• _Set problem_
Take the listing from its first line through the line that contains "treatments[i], key: gi" and please retype those lines exactly, leaving out the pictures.

__________________________________________________

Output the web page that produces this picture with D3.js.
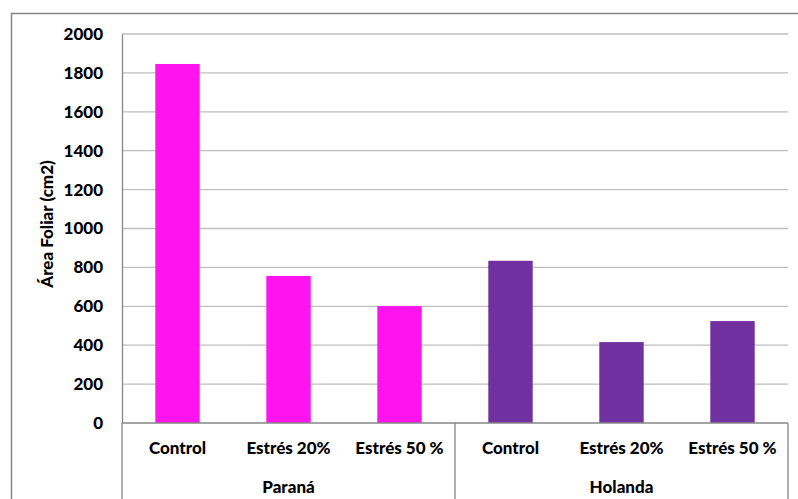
<!DOCTYPE html>
<html><head><meta charset="utf-8">
<script src="https://cdn.jsdelivr.net/npm/d3@7"></script>
<style>body{margin:0;background:#fff}svg{display:block}text{font-family:Lato,"Open Sans",sans-serif;font-weight:900;fill:#000}</style>
</head><body><svg id="c" width="798" height="499"></svg>
<script>
const groups = ["Paraná", "Holanda"];
const treatments = ["Control", "Estrés 20%", "Estrés 50 %"];
const paranaValues = [1846, 756, 601];
const holandaValues = [834, 416, 524];
const groupColors = ["#FF14F0", "#7030A0"];
const yTicks = [0, 200, 400, 600, 800, 1000, 1200, 1400, 1600, 1800, 2000];
const yTitle = "Área Foliar (cm2)";

const data = [];
[paranaValues, holandaValues].forEach((vals, gi) => vals.forEach((v, i) =>
  data.push({group: groups[gi], gi, cat: treatments[i], key: gi + "-" + i, value: v})));

const svg = d3.select("#c");
const m = {l: 122, r: 788, t: 34, b: 423};
svg.append("rect").attr("x", 11.5).attr("y", 13.5).attr("width", 800).attr("height", 500)
  .attr("fill", "none").attr("stroke", "#868686").attr("stroke-width", 1.5);

const x = d3.scaleBand().domain(data.map(d => d.key)).range([m.l, m.r]).paddingInner(0.6).paddingOuter(0.3);
const y = d3.scaleLinear().domain([0, 2000]).range([m.b, m.t]);

// gridlines
svg.append("g").selectAll("line").data(yTicks.filter(t => t > 0)).join("line")
  .attr("x1", m.l).attr("x2", m.r).attr("y1", d => y(d)).attr("y2", d => y(d))
  .attr("stroke", "#BEBEBE").attr("stroke-width", 1.3);

// y axis
const yAxis = d3.axisLeft(y).tickValues(yTicks).tickFormat(d3.format("d")).tickSize(0).tickPadding(19);
const ya = svg.append("g").attr("transform", `translate(${m.l},0)`).call(yAxis);
ya.select(".domain").attr("stroke", "#868686").attr("stroke-width", 1.3);
ya.selectAll("text").style("font-size", "17px").attr("font-family", null);

// bars
svg.append("g").selectAll("rect").data(data).join("rect")
  .attr("x", d => x(d.key)).attr("width", x.bandwidth())
  .attr("y", d => y(d.value)).attr("height", d => y(0) - y(d.value))
  .attr("fill", d => groupColors[d.gi]);

// x axis with group separators
const band = (m.r - m.l) / data.length;
const xa = svg.append("g");
xa.append("line").attr("x1", m.l).attr("x2", m.r).attr("y1", m.b).attr("y2", m.b)
  .attr("stroke", "#868686").attr("stroke-width", 1.3);
[0, 3, 6].forEach(i => xa.append("line")
  .attr("x1", m.l + i * band).attr("x2", m.l + i * band).attr("y1", m.b).attr("y2", 499)
  .attr("stroke", "#868686").attr("stroke-width", 1.3));
xa.selectAll("text.cat").data(data).join("text").attr("class", "cat")
  .attr("x", d => x(d.key) + x.bandwidth() / 2).attr("y", 448).attr("dy", "0.35em")
  .attr("text-anchor", "middle").style("font-size", "17px").text(d => d.cat);
xa.selectAll("text.grp").data(groups).join("text").attr("class", "grp")
  .attr("x", (d, i) => m.l + (i * 3 + 1.5) * band).attr("y", 487).attr("dy", "0.35em")
  .attr("text-anchor", "middle").style("font-size", "17px").text(d => d);

svg.append("text").attr("transform", `translate(47,224) rotate(-90)`)
  .attr("text-anchor", "middle").attr("dy", "0.35em").style("font-size", "17px").text(yTitle);
</script></body></html>
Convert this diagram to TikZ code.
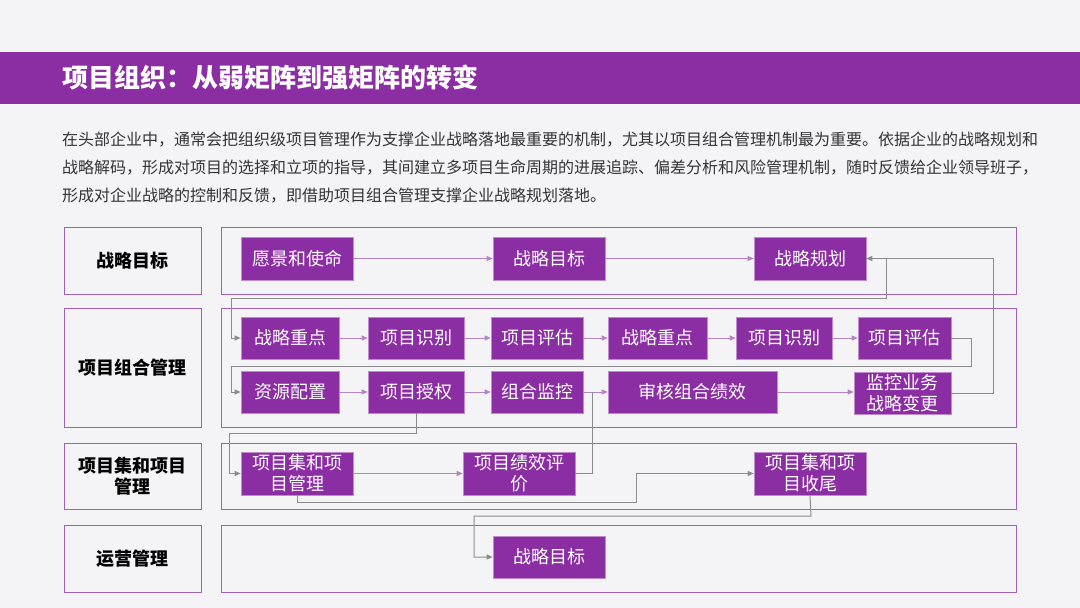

__________________________________________________

• _Task result_
Output the web page that produces this picture with D3.js.
<!DOCTYPE html>
<html><head><meta charset="utf-8">
<script src="https://cdn.jsdelivr.net/npm/d3@7"></script>
<style>body{margin:0;background:#fff}svg{display:block}text{font-family:Lato,"Open Sans",sans-serif;font-weight:900;fill:#000}</style>
</head><body><svg id="c" width="798" height="499"></svg>
<script>
const groups = ["Paraná", "Holanda"];
const treatments = ["Control", "Estrés 20%", "Estrés 50 %"];
const paranaValues = [1846, 756, 601];
const holandaValues = [834, 416, 524];
const groupColors = ["#FF14F0", "#7030A0"];
const yTicks = [0, 200, 400, 600, 800, 1000, 1200, 1400, 1600, 1800, 2000];
const yTitle = "Área Foliar (cm2)";

const data = [];
[paranaValues, holandaValues].forEach((vals, gi) => vals.forEach((v, i) =>
  data.push({group: groups[gi], gi, cat: treatments[i], key: gi + "-" + i, value: v})));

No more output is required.